Ehlinger struggled in that area so much last season that the coaches didn’t call many of those plays when Ehlinger was in the game, choosing to instead emphasize that element of the playbook when Shane Buechele was the quarterback.

So improving on run-pass options was a major goal for Ehlinger this offseason, but it didn’t happen against the Terrapins.

Beck indicated this week that Ehlinger was a little bit too cautious in that area of the game, opting to make the safe play and hand the ball off instead of throwing the ball out to the perimeter for bigger potential gains.

One reason for his hesitancy was probably the fact that his accuracy suffered in those situations throughout the game and he lost confidence in making those throws. Regardless of why Ehlinger had those issues, he has to be better on run-pass options or the Texas offense will suffer significantly this season as a result — make the right read and get the ball to the receiver with accuracy.

Block better on the perimeter

Another extremely disappointing element of the Maryland game was the poor blocking on the perimeter by Texas players, especially at the wide receiver position.

Junior Collin Johnson was the main culprit, as there were multiple times during the game when wide receiver screens were blown up by the Terrapins defense because Johnson wasn’t able to make good initial contact and then stay on his blocks.

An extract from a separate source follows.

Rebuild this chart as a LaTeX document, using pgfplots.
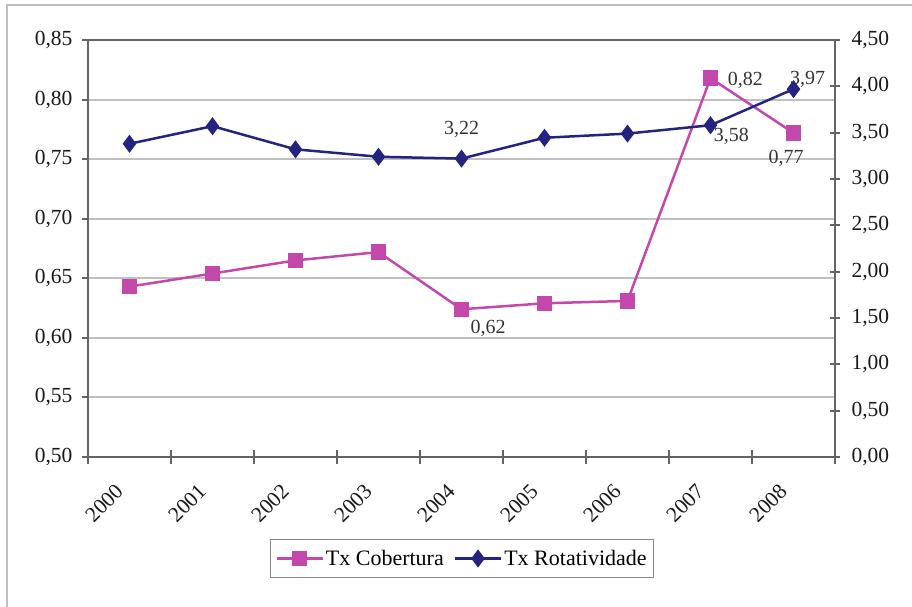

The struggles are particularly frustrating not just because Johnson has the height and strength as a third-year player to make those blocks effectively, it’s frustrating because he spent most of his sophomore season blocking for his older brother Kirk at Trinity Christian in San Jose. The younger Johnson did so willingly and effectively.

So what’s the problem now?

The Longhorns need Johnson on the field because of his ability in one-on-one match ups and don’t really have any reliable options at the X position other than junior Lil’Jordan Humphrey, who often does his best work out of the slot.

But if the coaches — and Ehlinger himself — can’t trust Johnson to make those blocks, it’s a big blow to the offense and a sign that he still isn’t where he needs to be as a player.